# Calculating coupon bond price via non-coupon bonds

86 views
0
1 Comment

I’m.. so lost here. I saw in my investment class that a bond price can be calculated by adding the sum of non-coupon bonds discounted by their respective YTM.

I can’t even expand on this strategy to give you more details on what I dont understand. I just dont get it from the get-go and Im hoping someone here will know what Im talking about because I can’t even elaborate. Why would this be a good way to calculate a bond price?

In: 1

For all financial investments we calculate the current price as the sum of discounted cash flows the investment will produce. For bonds this is easy as all the cash flows are usually set permanently when the bond is created.

Starting with the very basics, if we see each other every day, and I offer you the choice of a \$20 today or \$20 a year from now, hopefully you agree that \$20 today is better, because you can spend the \$20 you get today or keep it and have \$20 a year from now too, so getting the money today gives you everything getting the money in one year gives you and also the use of the money for a year, right?

That’s the basic principle behind discounting cash flows. If money today is better than money tomorrow, increasing the amount of money tomorrow will eventually reach a point where they’re equal (Maybe \$21 is the right amount to make someone not care about whether they get \$20 today or \$21 in one year). That’s a lot of background, but it’s important to understand this principal because we’re going to use it a lot to price bonds (which are a trade of money today for money in the future).

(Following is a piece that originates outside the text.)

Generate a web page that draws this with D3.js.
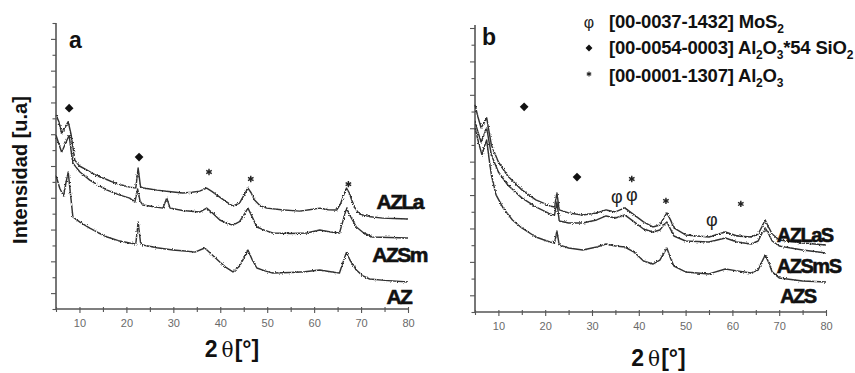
<!DOCTYPE html>
<html><head><meta charset="utf-8">
<script src="https://cdn.jsdelivr.net/npm/d3@7"></script>
<style>
html,body{margin:0;padding:0;background:#fff;}
svg{display:block;}
text{font-family:Arial,"Liberation Sans",sans-serif;}
</style></head>
<body>
<svg id="c" width="855" height="373"></svg>
<script>
// ---------- DATA ----------
const xTicks = [5,10,15,20,25,30,35,40,45,50,55,60,65,70,75,80];
const xTickLabels = ["","10","","20","","30","","40","","50","","60","","70","","80"];

// panel a  [2θ (°), intensity (a.u.)]
const azLa = [[5.0,12.2],[5.6,11.8],[6.2,11.07],[6.9,11.4],[7.6,11.79],[8.2,11.0],[9.0,9.37],[10.0,9.0],[11.6,8.74],[13.0,8.5],[14.4,8.30],[15.8,8.15],[17.1,7.99],[19.0,7.8],[20.7,7.67],[22.0,7.61],[22.5,8.87],[23.0,7.7],[23.6,7.61],[25.0,7.55],[26.5,7.48],[29.0,7.4],[32.0,7.30],[34.0,7.35],[35.6,7.42],[37.1,7.61],[38.2,7.4],[39.3,7.17],[41.0,6.8],[42.7,6.48],[44.1,6.67],[45.2,7.25],[45.9,7.61],[46.6,7.3],[47.3,6.86],[48.5,6.5],[49.9,6.35],[53.0,6.25],[56.9,6.16],[59.0,6.25],[61.2,6.35],[63.0,6.25],[64.8,6.23],[65.6,6.6],[66.2,7.1],[66.9,7.61],[67.5,7.3],[68.0,6.86],[68.8,6.3],[69.7,5.97],[72.0,5.8],[74.6,5.72],[77.0,5.7],[80.0,5.66]];
const azSm = [[5.0,10.94],[5.6,10.4],[6.2,9.87],[7.0,10.4],[7.8,10.94],[8.2,10.0],[8.6,9.18],[10.1,8.62],[12.2,8.11],[14.0,7.8],[15.9,7.48],[18.3,7.2],[20.7,6.98],[21.8,6.73],[22.4,7.55],[22.9,6.8],[23.5,6.54],[25.5,6.45],[27.8,6.35],[28.6,6.98],[29.3,6.35],[32.0,6.2],[35.6,6.10],[37.1,6.35],[38.5,6.0],[39.9,5.60],[41.3,5.4],[42.7,5.28],[44.1,5.5],[45.2,6.0],[45.9,6.35],[46.8,5.8],[47.8,5.16],[49.5,4.95],[51.2,4.78],[55.0,4.75],[58.4,4.78],[61.2,4.97],[63.5,4.85],[65.4,4.78],[66.1,5.5],[66.9,6.35],[67.6,5.9],[69.0,5.16],[70.5,4.8],[72.4,4.53],[76.0,4.5],[80.0,4.47]];
const az = [[5.0,8.4],[5.8,7.6],[6.6,7.11],[7.1,7.9],[7.6,8.62],[8.1,7.2],[8.6,5.79],[10.1,5.47],[12.2,5.09],[14.0,4.8],[15.9,4.53],[18.3,4.3],[20.7,4.15],[22.0,4.09],[22.5,5.47],[23.0,4.2],[23.5,4.03],[26.5,3.85],[29.9,3.71],[32.5,3.65],[34.6,3.58],[36.7,3.84],[38.3,3.4],[39.9,2.96],[41.3,2.6],[42.7,2.33],[44.1,2.7],[45.2,3.3],[45.9,3.71],[46.8,3.1],[47.8,2.58],[49.5,2.4],[51.2,2.26],[55.0,2.3],[58.0,2.35],[61.2,2.45],[63.5,2.35],[65.4,2.26],[66.1,2.9],[66.9,3.58],[67.6,3.1],[69.0,2.45],[70.3,2.1],[71.8,1.89],[75.0,1.8],[80.0,1.70]];

// panel b
const azLaS = [[5.0,12.40],[5.6,11.7],[6.3,11.02],[6.9,11.3],[7.5,11.62],[8.0,10.8],[8.5,10.0],[10,8.98],[12,8.14],[15,7.31],[18,6.71],[21,6.35],[22.0,6.29],[22.5,7.13],[23.0,6.11],[25,5.93],[28,5.81],[31,5.93],[33,6.11],[35,5.99],[37,6.23],[39,5.81],[41,5.39],[43,5.09],[44.5,5.21],[45.3,5.6],[46,5.93],[46.8,5.5],[47.5,5.03],[50,4.61],[55,4.49],[58.5,4.79],[61,4.55],[64,4.49],[65.5,4.67],[66.3,5.1],[67,5.51],[67.7,5.1],[68.5,4.67],[70,4.31],[75,4.13],[80,4.01]];
const azSmS = [[5.0,11.38],[5.6,10.8],[6.3,10.18],[6.9,10.6],[7.5,11.02],[8.0,10.2],[8.5,9.40],[10,8.38],[12,7.60],[15,6.83],[18,6.29],[21,5.87],[22.0,5.81],[22.5,6.59],[23.0,5.45],[25,5.33],[28,5.33],[31,5.51],[33,5.75],[35,5.63],[37,5.81],[39,5.39],[41,4.97],[43,4.79],[44.5,4.91],[45.3,5.2],[46,5.39],[46.8,4.95],[47.5,4.55],[50,4.25],[55,4.19],[58.5,4.43],[61,4.19],[64,4.07],[65.5,4.25],[66.3,4.7],[67,5.03],[67.7,4.7],[68.5,4.25],[70,3.95],[75,3.71],[80,3.53]];
const azS = [[5.0,11.02],[5.8,10.1],[6.5,9.40],[7.0,9.9],[7.5,10.30],[8.0,9.2],[8.5,8.20],[9.5,7.01],[11,6.23],[13,5.51],[15,5.03],[18,4.49],[21,4.19],[22.0,4.13],[22.5,4.85],[23.0,4.01],[25,3.83],[28,3.71],[31,3.89],[33,4.07],[35,3.95],[37,3.89],[39,3.59],[41,3.05],[43,2.87],[44.5,3.11],[45.3,3.5],[46,3.83],[46.8,3.2],[47.5,2.75],[50,2.40],[55,2.28],[58.5,2.57],[61,2.46],[64,2.34],[65.5,2.51],[66.3,3.0],[67,3.41],[67.7,3.0],[68.5,2.40],[70,2.04],[75,1.86],[80,1.80]];

// series names and label anchors (2θ, intensity)
const namesA = ["AZLa","AZSm","AZ"];
const labelAnchorsA = [[73.3,6.29],[72.4,2.96],[75.4,0.31]];
const namesB = ["AZLaS","AZSmS","AZS"];
const labelAnchorsB = [[69.5,4.17],[69.5,2.32],[70.2,0.54]];

// phase markers: [2θ, intensity, type]
const markersA = [[7.8,12.64,"d"],[22.7,9.56,"d"],[37.6,8.62,"s"],[46.5,8.18,"s"],[67.3,7.86,"s"]];
const markersB = [[15.5,12.28,"d"],[26.8,8.08,"d"],[38.5,7.96,"s"],[35.3,6.89,"p"],[38.5,7.01,"p"],[45.8,6.65,"s"],[55.6,5.51,"p"],[61.8,6.47,"s"]];

// legend
const legendSymbols = ["p","d","s"];
const legendCodes = ["[00-0037-1432] ","[00-0054-0003] ","[00-0001-1307] "];

// ---------- DRAW ----------
const svg = d3.select("#c");
const defs = svg.append("defs");
const f = defs.append("filter").attr("id","noise").attr("x","-5%").attr("y","-20%").attr("width","110%").attr("height","140%");
f.append("feTurbulence").attr("type","fractalNoise").attr("baseFrequency","0.9").attr("numOctaves",2).attr("seed",3).attr("result","t");
f.append("feDisplacementMap").attr("in","SourceGraphic").attr("in2","t").attr("scale",2.8).attr("xChannelSelector","R").attr("yChannelSelector","G");

function panel(cfg){
  const g = svg.append("g");
  const x = d3.scaleLinear().domain([5,80]).range(cfg.xr);
  const y = d3.scaleLinear().domain([0,cfg.ymax]).range(cfg.yr);

  // y axis
  const ya = g.append("g").attr("transform",`translate(${cfg.xr[0]},0)`)
    .call(d3.axisLeft(y).tickValues(d3.range(0,cfg.ymax+1)).tickSize(5).tickFormat(""));
  ya.select(".domain").remove();
  ya.selectAll(".tick line").attr("stroke","#555").attr("stroke-width",1.1)
    .attr("x2",d=> d%2===1 ? -5 : -3.5);
  g.append("line").attr("x1",cfg.xr[0]).attr("x2",cfg.xr[0]).attr("y1",cfg.yTop).attr("y2",cfg.yr[0])
    .attr("stroke","#555").attr("stroke-width",1.6);

  // x axis
  const xa = g.append("g").attr("transform",`translate(0,${cfg.yr[0]})`)
    .call(d3.axisBottom(x).tickValues(xTicks).tickSize(4).tickPadding(6).tickFormat((d,i)=>xTickLabels[i]));
  xa.select(".domain").remove();
  xa.selectAll(".tick line").attr("stroke","#555").attr("stroke-width",1.1).attr("y1",-2)
    .attr("y2",d=> d%10===0 ? 4 : 3);
  xa.selectAll(".tick text").attr("fill","#6a6a6a").attr("font-size",11).attr("font-family","Arial, sans-serif");
  g.append("line").attr("x1",cfg.xr[0]).attr("x2",cfg.xr[1]).attr("y1",cfg.yr[0]).attr("y2",cfg.yr[0])
    .attr("stroke","#555").attr("stroke-width",1.6);

  // curves
  const line = d3.line().x(d=>x(d[0])).y(d=>y(d[1]));
  cfg.series.forEach(s=>{
    g.append("path").datum(s).attr("d",line).attr("fill","none")
      .attr("stroke","#333").attr("stroke-width",1.45).attr("stroke-linejoin","round")
      .attr("filter","url(#noise)");
  });

  // series labels
  cfg.names.forEach((n,i)=>{
    g.append("text").attr("x",x(cfg.anchors[i][0])).attr("y",y(cfg.anchors[i][1]))
      .attr("font-size",cfg.labelSize).attr("font-weight","bold").attr("letter-spacing",-1.5)
      .attr("fill","#111").attr("stroke","#111").attr("stroke-width",0.6).text(n);
  });

  // markers
  cfg.markers.forEach(m=>drawMarker(g, x(m[0]), y(m[1]), m[2]));

  // panel letter
  g.append("text").attr("x",cfg.letterPos[0]).attr("y",cfg.letterPos[1])
    .attr("font-size",cfg.letterSize).attr("font-weight","bold").attr("fill","#111").text(cfg.letter);

  // x title
  const t = g.append("text").attr("x",(cfg.xr[0]+cfg.xr[1])/2 + cfg.titleDx).attr("y",cfg.titleY)
    .attr("text-anchor","middle").attr("font-size",23).attr("fill","#111");
  t.append("tspan").attr("font-weight","bold").attr("font-family","Arial, sans-serif").text("2");
  t.append("tspan").attr("font-family","'DejaVu Serif','Liberation Serif',serif").attr("font-size",20).attr("dx",4).text("θ");
  t.append("tspan").attr("font-weight","bold").attr("font-family","Arial, sans-serif").attr("dx",1).text("[°]");
}

function drawMarker(g, px, py, type){
  if(type==="d"){
    g.append("path").attr("d",d3.symbol(d3.symbolSquare,38)()).attr("transform",`translate(${px},${py}) rotate(45)`).attr("fill","#111");
  } else if(type==="s"){
    g.append("path").attr("d",d3.symbol(d3.symbolAsterisk,28)()).attr("transform",`translate(${px},${py})`)
      .attr("fill","none").attr("stroke","#222").attr("stroke-width",1.4);
  } else {
    g.append("text").attr("x",px).attr("y",py).attr("text-anchor","middle").attr("dominant-baseline","central")
      .attr("font-family","'DejaVu Serif','Liberation Serif',serif").attr("font-size",18).attr("fill","#222").text("φ");
  }
}

panel({xr:[56,408], yr:[309,23], yTop:23, ymax:18, series:[azLa,azSm,az], names:namesA, anchors:labelAnchorsA,
  labelSize:21, markers:markersA, letter:"a", letterPos:[69,48], letterSize:23, titleY:357, titleDx:0});
panel({xr:[475,826], yr:[312,28], yTop:25, ymax:17, series:[azLaS,azSmS,azS], names:namesB, anchors:labelAnchorsB,
  labelSize:20, markers:markersB, letter:"b", letterPos:[482,45], letterSize:23, titleY:366, titleDx:8});

// y title
svg.append("text").attr("transform","translate(27,170) rotate(-90)").attr("text-anchor","middle")
  .attr("font-size",20).attr("font-weight","bold").attr("fill","#111").text("Intensidad [u.a]");

// legend
const lg = svg.append("g");
const rowsY = [28,54,82];
legendSymbols.forEach((s,i)=>{
  const cy = rowsY[i]-6;
  if(s==="p"){
    lg.append("text").attr("x",589).attr("y",cy).attr("text-anchor","middle").attr("dominant-baseline","central")
      .attr("font-family","'DejaVu Serif','Liberation Serif',serif").attr("font-size",16).attr("fill","#222").text("φ");
  } else if(s==="d"){
    lg.append("path").attr("d",d3.symbol(d3.symbolSquare,24)()).attr("transform",`translate(589,${cy}) rotate(45)`).attr("fill","#111");
  } else {
    lg.append("path").attr("d",d3.symbol(d3.symbolAsterisk,18)()).attr("transform",`translate(589,${cy-2})`)
      .attr("fill","none").attr("stroke","#222").attr("stroke-width",1.1);
  }
  const t = lg.append("text").attr("x",609).attr("y",rowsY[i]).attr("font-size",18.5).attr("font-weight","bold").attr("fill","#111")
    .attr("letter-spacing",-0.2);
  t.append("tspan").text(legendCodes[i]);
  const sub = (txt)=> t.append("tspan").attr("font-size",12).attr("dy",5).text(txt);
  const up = (txt)=> t.append("tspan").attr("dy",-5).text(txt);
  if(i===0){ t.append("tspan").text("MoS"); sub("2"); }
  if(i===1){ t.append("tspan").text("Al"); sub("2"); up("O"); sub("3"); up("*54 SiO"); sub("2"); }
  if(i===2){ t.append("tspan").text("Al"); sub("2"); up("O"); sub("3"); }
});
</script>
</body></html>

So when pricing bonds we’ll have an agreed upon rate that we’ll use to make future money the same as today money. That’s called the discount rate. Most bonds create a whole bunch of future cash flows (often periodic interest payments and then the principal payment being returned in the last period).

Non-coupon bonds or zero coupon bonds are just a straight trade of money now for a single future payment (it can be any amount of time from literally tomorrow to 10 or more years in the future).

So to price a bond we could figure out when all the payments the bond will generate will happen and then apply our discount rate to them for the amount of time between the purchase date and the payments, to discount them all to the purchase date, and then add them up (or there are a number of functions that simplify standard bond types for people who have more to do today than enter bond payments in a long column).

For a non-coupon bond, we discount the one payment back to the purchase date.